• _Exercise brief_
Copy out the listing that follows, exact in every word, and skip the images.

• _Material_

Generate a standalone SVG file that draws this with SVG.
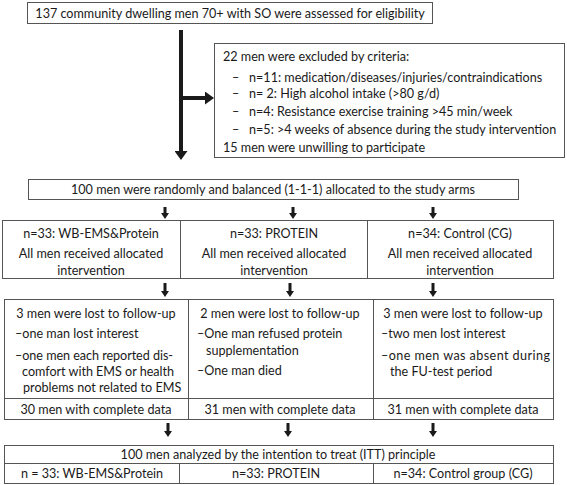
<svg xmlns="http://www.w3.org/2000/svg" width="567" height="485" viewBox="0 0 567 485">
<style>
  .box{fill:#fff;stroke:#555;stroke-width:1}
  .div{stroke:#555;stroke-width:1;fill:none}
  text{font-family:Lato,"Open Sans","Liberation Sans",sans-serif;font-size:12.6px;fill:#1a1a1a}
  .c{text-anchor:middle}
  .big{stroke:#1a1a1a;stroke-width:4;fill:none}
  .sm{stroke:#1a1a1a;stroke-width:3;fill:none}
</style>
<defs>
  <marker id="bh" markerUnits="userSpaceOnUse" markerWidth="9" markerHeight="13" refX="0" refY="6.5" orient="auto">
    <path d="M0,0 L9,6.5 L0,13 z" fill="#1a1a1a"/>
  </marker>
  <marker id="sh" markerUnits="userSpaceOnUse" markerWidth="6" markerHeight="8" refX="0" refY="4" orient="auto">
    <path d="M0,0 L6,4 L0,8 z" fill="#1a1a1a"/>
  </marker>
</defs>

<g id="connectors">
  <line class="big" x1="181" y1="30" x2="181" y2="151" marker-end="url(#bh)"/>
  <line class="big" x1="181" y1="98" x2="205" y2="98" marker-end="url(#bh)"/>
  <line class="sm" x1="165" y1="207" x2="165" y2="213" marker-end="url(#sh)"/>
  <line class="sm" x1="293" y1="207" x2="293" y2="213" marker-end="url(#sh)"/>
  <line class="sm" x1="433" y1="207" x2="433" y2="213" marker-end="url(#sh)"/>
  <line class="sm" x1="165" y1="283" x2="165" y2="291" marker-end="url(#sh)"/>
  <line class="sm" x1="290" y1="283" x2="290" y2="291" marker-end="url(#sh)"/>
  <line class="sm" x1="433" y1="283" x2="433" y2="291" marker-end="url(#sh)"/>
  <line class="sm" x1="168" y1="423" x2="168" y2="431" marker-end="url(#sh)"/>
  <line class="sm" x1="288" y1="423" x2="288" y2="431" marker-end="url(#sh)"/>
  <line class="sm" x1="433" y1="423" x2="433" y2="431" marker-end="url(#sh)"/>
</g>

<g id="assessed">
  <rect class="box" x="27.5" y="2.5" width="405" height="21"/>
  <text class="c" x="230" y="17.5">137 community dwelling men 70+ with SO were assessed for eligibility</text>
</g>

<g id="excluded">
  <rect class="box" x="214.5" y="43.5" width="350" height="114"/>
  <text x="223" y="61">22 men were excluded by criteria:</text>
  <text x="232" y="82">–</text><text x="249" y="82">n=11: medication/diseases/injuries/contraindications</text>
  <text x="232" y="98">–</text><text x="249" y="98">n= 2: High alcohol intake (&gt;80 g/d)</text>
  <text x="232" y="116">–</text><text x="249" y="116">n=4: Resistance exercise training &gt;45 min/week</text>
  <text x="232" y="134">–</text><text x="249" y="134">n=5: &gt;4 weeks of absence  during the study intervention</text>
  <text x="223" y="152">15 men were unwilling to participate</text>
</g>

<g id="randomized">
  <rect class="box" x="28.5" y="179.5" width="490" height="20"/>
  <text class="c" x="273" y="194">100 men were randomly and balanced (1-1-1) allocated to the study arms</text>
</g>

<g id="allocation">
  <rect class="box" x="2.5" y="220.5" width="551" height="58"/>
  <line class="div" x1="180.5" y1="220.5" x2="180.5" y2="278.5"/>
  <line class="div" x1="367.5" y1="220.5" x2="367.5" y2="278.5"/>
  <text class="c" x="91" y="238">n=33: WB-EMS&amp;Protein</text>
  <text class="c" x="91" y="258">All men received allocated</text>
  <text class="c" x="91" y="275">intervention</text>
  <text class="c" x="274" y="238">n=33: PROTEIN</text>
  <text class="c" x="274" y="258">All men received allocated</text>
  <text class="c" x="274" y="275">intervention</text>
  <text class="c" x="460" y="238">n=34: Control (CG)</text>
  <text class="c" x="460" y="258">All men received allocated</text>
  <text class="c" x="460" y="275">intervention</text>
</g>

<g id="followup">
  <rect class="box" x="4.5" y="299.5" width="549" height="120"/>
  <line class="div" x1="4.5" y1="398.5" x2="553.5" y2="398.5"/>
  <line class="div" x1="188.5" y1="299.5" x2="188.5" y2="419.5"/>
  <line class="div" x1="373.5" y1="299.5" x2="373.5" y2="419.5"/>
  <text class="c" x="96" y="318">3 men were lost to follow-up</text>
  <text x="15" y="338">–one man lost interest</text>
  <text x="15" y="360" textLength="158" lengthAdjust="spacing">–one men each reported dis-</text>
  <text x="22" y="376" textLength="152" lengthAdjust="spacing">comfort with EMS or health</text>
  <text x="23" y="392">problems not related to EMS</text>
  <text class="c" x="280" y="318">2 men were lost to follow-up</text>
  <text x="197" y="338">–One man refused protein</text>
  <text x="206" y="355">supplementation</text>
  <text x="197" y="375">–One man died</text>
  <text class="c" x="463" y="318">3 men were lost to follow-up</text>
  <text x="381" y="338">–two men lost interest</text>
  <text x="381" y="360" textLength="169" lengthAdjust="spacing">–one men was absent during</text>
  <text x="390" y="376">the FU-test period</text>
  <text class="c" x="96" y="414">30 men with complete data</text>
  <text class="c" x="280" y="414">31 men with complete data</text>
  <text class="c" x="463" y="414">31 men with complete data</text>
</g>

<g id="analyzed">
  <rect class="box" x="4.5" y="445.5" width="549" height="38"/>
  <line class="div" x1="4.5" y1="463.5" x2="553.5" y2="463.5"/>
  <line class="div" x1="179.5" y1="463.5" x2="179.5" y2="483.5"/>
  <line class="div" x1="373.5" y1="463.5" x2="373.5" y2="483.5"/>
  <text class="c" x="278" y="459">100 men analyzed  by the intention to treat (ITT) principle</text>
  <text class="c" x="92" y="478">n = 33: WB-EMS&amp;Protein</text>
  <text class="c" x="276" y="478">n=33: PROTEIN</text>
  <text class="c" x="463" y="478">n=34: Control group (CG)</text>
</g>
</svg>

• _Solution to this exercise_
Generate a standalone SVG file that draws this with SVG.
<svg xmlns="http://www.w3.org/2000/svg" width="567" height="485" viewBox="0 0 567 485">
<style>
  .box{fill:#fff;stroke:#555;stroke-width:1}
  .div{stroke:#555;stroke-width:1;fill:none}
  text{font-family:Lato,"Open Sans","Liberation Sans",sans-serif;font-size:12.6px;fill:#1a1a1a}
  .c{text-anchor:middle}
  .big{stroke:#1a1a1a;stroke-width:4;fill:none}
  .sm{stroke:#1a1a1a;stroke-width:3;fill:none}
</style>
<defs>
  <marker id="bh" markerUnits="userSpaceOnUse" markerWidth="9" markerHeight="13" refX="0" refY="6.5" orient="auto">
    <path d="M0,0 L9,6.5 L0,13 z" fill="#1a1a1a"/>
  </marker>
  <marker id="sh" markerUnits="userSpaceOnUse" markerWidth="6" markerHeight="8" refX="0" refY="4" orient="auto">
    <path d="M0,0 L6,4 L0,8 z" fill="#1a1a1a"/>
  </marker>
</defs>

<g id="connectors">
  <line class="big" x1="181" y1="30" x2="181" y2="151" marker-end="url(#bh)"/>
  <line class="big" x1="181" y1="98" x2="205" y2="98" marker-end="url(#bh)"/>
  <line class="sm" x1="165" y1="207" x2="165" y2="213" marker-end="url(#sh)"/>
  <line class="sm" x1="293" y1="207" x2="293" y2="213" marker-end="url(#sh)"/>
  <line class="sm" x1="433" y1="207" x2="433" y2="213" marker-end="url(#sh)"/>
  <line class="sm" x1="165" y1="283" x2="165" y2="291" marker-end="url(#sh)"/>
  <line class="sm" x1="290" y1="283" x2="290" y2="291" marker-end="url(#sh)"/>
  <line class="sm" x1="433" y1="283" x2="433" y2="291" marker-end="url(#sh)"/>
  <line class="sm" x1="168" y1="423" x2="168" y2="431" marker-end="url(#sh)"/>
  <line class="sm" x1="288" y1="423" x2="288" y2="431" marker-end="url(#sh)"/>
  <line class="sm" x1="433" y1="423" x2="433" y2="431" marker-end="url(#sh)"/>
</g>

<g id="assessed">
  <rect class="box" x="27.5" y="2.5" width="405" height="21"/>
  <text class="c" x="230" y="17.5">137 community dwelling men 70+ with SO were assessed for eligibility</text>
</g>

<g id="excluded">
  <rect class="box" x="214.5" y="43.5" width="350" height="114"/>
  <text x="223" y="61">22 men were excluded by criteria:</text>
  <text x="232" y="82">–</text><text x="249" y="82">n=11: medication/diseases/injuries/contraindications</text>
  <text x="232" y="98">–</text><text x="249" y="98">n= 2: High alcohol intake (&gt;80 g/d)</text>
  <text x="232" y="116">–</text><text x="249" y="116">n=4: Resistance exercise training &gt;45 min/week</text>
  <text x="232" y="134">–</text><text x="249" y="134">n=5: &gt;4 weeks of absence  during the study intervention</text>
  <text x="223" y="152">15 men were unwilling to participate</text>
</g>

<g id="randomized">
  <rect class="box" x="28.5" y="179.5" width="490" height="20"/>
  <text class="c" x="273" y="194">100 men were randomly and balanced (1-1-1) allocated to the study arms</text>
</g>

<g id="allocation">
  <rect class="box" x="2.5" y="220.5" width="551" height="58"/>
  <line class="div" x1="180.5" y1="220.5" x2="180.5" y2="278.5"/>
  <line class="div" x1="367.5" y1="220.5" x2="367.5" y2="278.5"/>
  <text class="c" x="91" y="238">n=33: WB-EMS&amp;Protein</text>
  <text class="c" x="91" y="258">All men received allocated</text>
  <text class="c" x="91" y="275">intervention</text>
  <text class="c" x="274" y="238">n=33: PROTEIN</text>
  <text class="c" x="274" y="258">All men received allocated</text>
  <text class="c" x="274" y="275">intervention</text>
  <text class="c" x="460" y="238">n=34: Control (CG)</text>
  <text class="c" x="460" y="258">All men received allocated</text>
  <text class="c" x="460" y="275">intervention</text>
</g>

<g id="followup">
  <rect class="box" x="4.5" y="299.5" width="549" height="120"/>
  <line class="div" x1="4.5" y1="398.5" x2="553.5" y2="398.5"/>
  <line class="div" x1="188.5" y1="299.5" x2="188.5" y2="419.5"/>
  <line class="div" x1="373.5" y1="299.5" x2="373.5" y2="419.5"/>
  <text class="c" x="96" y="318">3 men were lost to follow-up</text>
  <text x="15" y="338">–one man lost interest</text>
  <text x="15" y="360" textLength="158" lengthAdjust="spacing">–one men each reported dis-</text>
  <text x="22" y="376" textLength="152" lengthAdjust="spacing">comfort with EMS or health</text>
  <text x="23" y="392">problems not related to EMS</text>
  <text class="c" x="280" y="318">2 men were lost to follow-up</text>
  <text x="197" y="338">–One man refused protein</text>
  <text x="206" y="355">supplementation</text>
  <text x="197" y="375">–One man died</text>
  <text class="c" x="463" y="318">3 men were lost to follow-up</text>
  <text x="381" y="338">–two men lost interest</text>
  <text x="381" y="360" textLength="169" lengthAdjust="spacing">–one men was absent during</text>
  <text x="390" y="376">the FU-test period</text>
  <text class="c" x="96" y="414">30 men with complete data</text>
  <text class="c" x="280" y="414">31 men with complete data</text>
  <text class="c" x="463" y="414">31 men with complete data</text>
</g>

<g id="analyzed">
  <rect class="box" x="4.5" y="445.5" width="549" height="38"/>
  <line class="div" x1="4.5" y1="463.5" x2="553.5" y2="463.5"/>
  <line class="div" x1="179.5" y1="463.5" x2="179.5" y2="483.5"/>
  <line class="div" x1="373.5" y1="463.5" x2="373.5" y2="483.5"/>
  <text class="c" x="278" y="459">100 men analyzed  by the intention to treat (ITT) principle</text>
  <text class="c" x="92" y="478">n = 33: WB-EMS&amp;Protein</text>
  <text class="c" x="276" y="478">n=33: PROTEIN</text>
  <text class="c" x="463" y="478">n=34: Control group (CG)</text>
</g>
</svg>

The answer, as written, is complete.